What to work on> Which lines contain the word "would"? Return each of them as written.

Exercise data>

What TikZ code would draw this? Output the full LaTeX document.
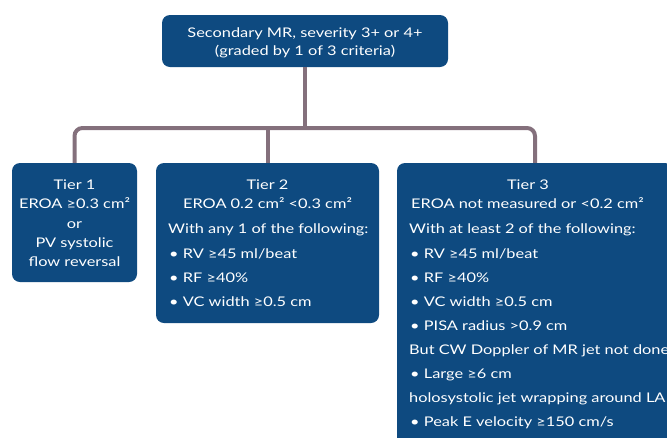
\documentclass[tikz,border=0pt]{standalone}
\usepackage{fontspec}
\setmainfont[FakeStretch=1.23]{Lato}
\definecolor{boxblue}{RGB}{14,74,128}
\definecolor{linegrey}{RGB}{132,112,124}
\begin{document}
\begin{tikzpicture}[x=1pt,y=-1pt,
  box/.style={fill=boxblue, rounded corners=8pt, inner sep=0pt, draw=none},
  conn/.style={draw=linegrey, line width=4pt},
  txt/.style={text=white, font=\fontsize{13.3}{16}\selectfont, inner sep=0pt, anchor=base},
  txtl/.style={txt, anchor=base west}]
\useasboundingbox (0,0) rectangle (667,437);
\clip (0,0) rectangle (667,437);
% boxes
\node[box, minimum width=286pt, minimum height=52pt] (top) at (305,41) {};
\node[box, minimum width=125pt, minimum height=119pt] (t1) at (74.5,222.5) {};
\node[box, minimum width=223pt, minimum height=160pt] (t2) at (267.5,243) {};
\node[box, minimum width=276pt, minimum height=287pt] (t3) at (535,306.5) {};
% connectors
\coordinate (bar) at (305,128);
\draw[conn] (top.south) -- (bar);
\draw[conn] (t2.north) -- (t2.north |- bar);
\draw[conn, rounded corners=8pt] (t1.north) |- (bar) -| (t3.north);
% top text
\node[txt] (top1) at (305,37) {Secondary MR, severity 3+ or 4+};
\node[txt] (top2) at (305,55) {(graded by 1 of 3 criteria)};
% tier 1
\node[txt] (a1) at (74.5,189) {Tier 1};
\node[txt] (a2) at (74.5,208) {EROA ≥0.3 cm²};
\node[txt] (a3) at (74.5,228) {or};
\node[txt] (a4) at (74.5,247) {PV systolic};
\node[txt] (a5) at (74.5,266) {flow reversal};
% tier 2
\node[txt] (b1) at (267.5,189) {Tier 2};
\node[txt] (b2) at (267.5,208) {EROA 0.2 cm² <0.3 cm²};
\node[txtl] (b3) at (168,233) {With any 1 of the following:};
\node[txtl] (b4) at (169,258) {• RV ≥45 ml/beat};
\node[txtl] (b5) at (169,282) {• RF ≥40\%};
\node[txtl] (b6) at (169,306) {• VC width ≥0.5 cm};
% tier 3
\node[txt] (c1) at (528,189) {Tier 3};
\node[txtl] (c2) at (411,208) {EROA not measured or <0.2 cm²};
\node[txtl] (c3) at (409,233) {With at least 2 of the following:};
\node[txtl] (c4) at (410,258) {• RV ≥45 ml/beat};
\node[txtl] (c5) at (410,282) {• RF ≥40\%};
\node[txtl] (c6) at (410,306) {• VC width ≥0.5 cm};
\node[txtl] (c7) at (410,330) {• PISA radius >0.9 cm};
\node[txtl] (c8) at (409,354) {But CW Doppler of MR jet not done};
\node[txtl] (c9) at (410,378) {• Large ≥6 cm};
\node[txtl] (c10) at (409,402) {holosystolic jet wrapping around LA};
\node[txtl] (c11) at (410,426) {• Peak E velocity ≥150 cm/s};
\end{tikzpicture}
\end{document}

---

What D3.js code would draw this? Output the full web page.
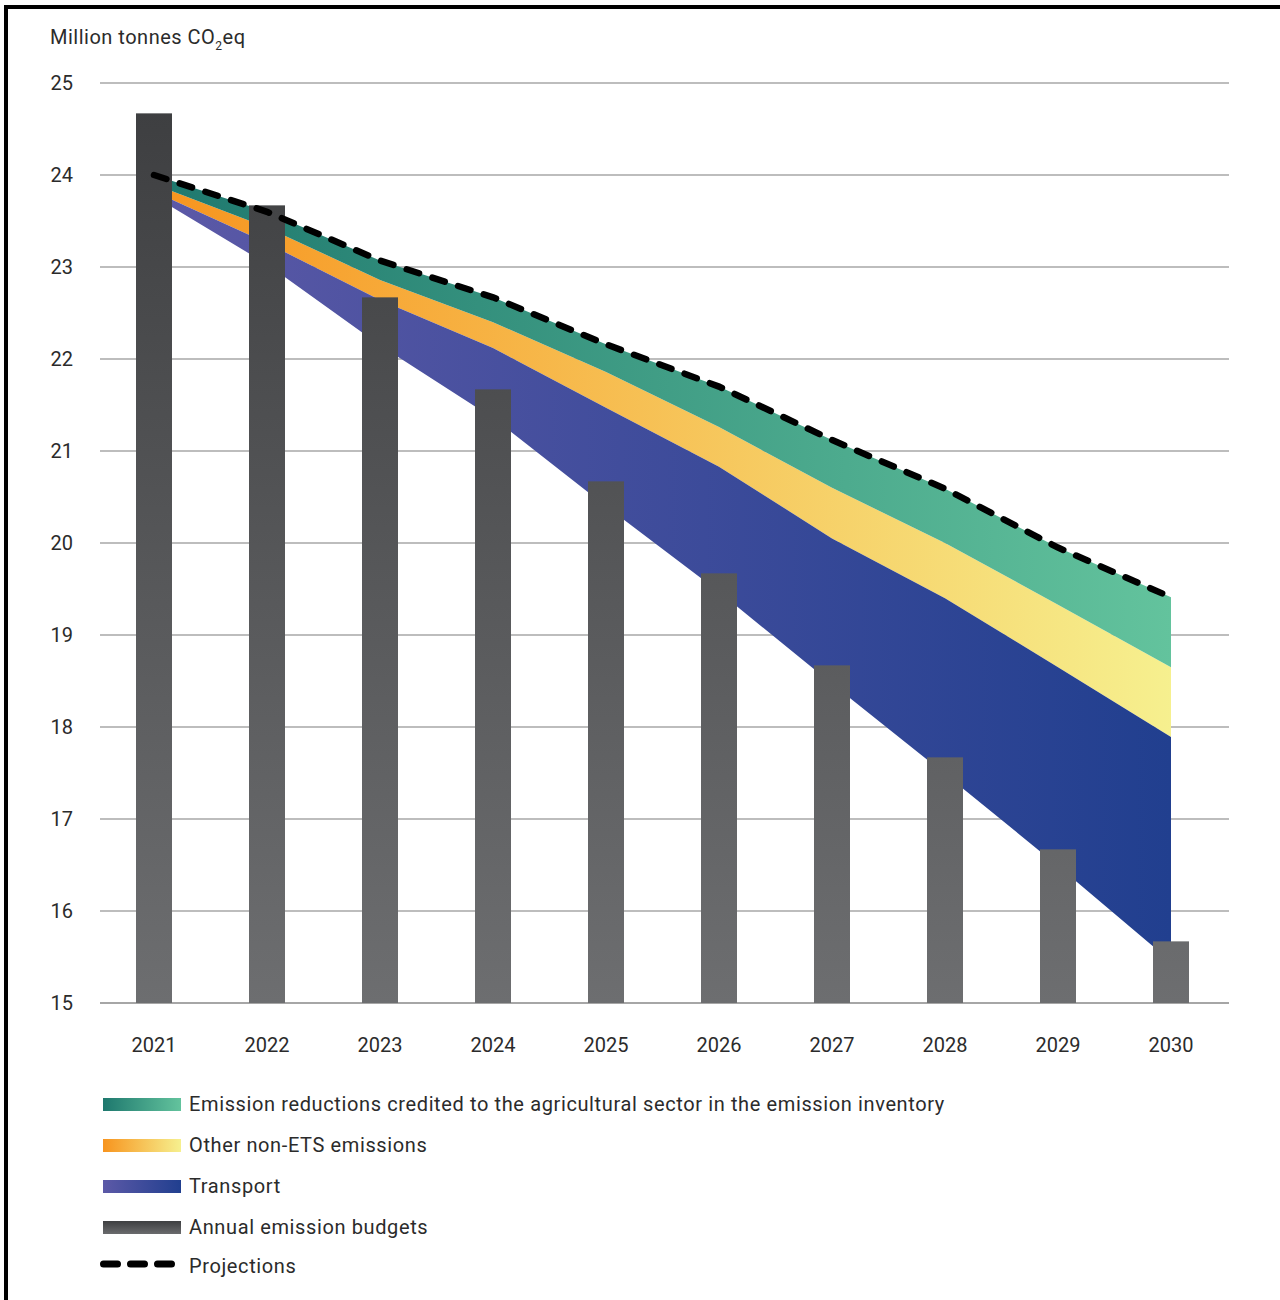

Response>
What TikZ code would draw this? Output the full LaTeX document.
What D3.js code would draw this? Output the full web page.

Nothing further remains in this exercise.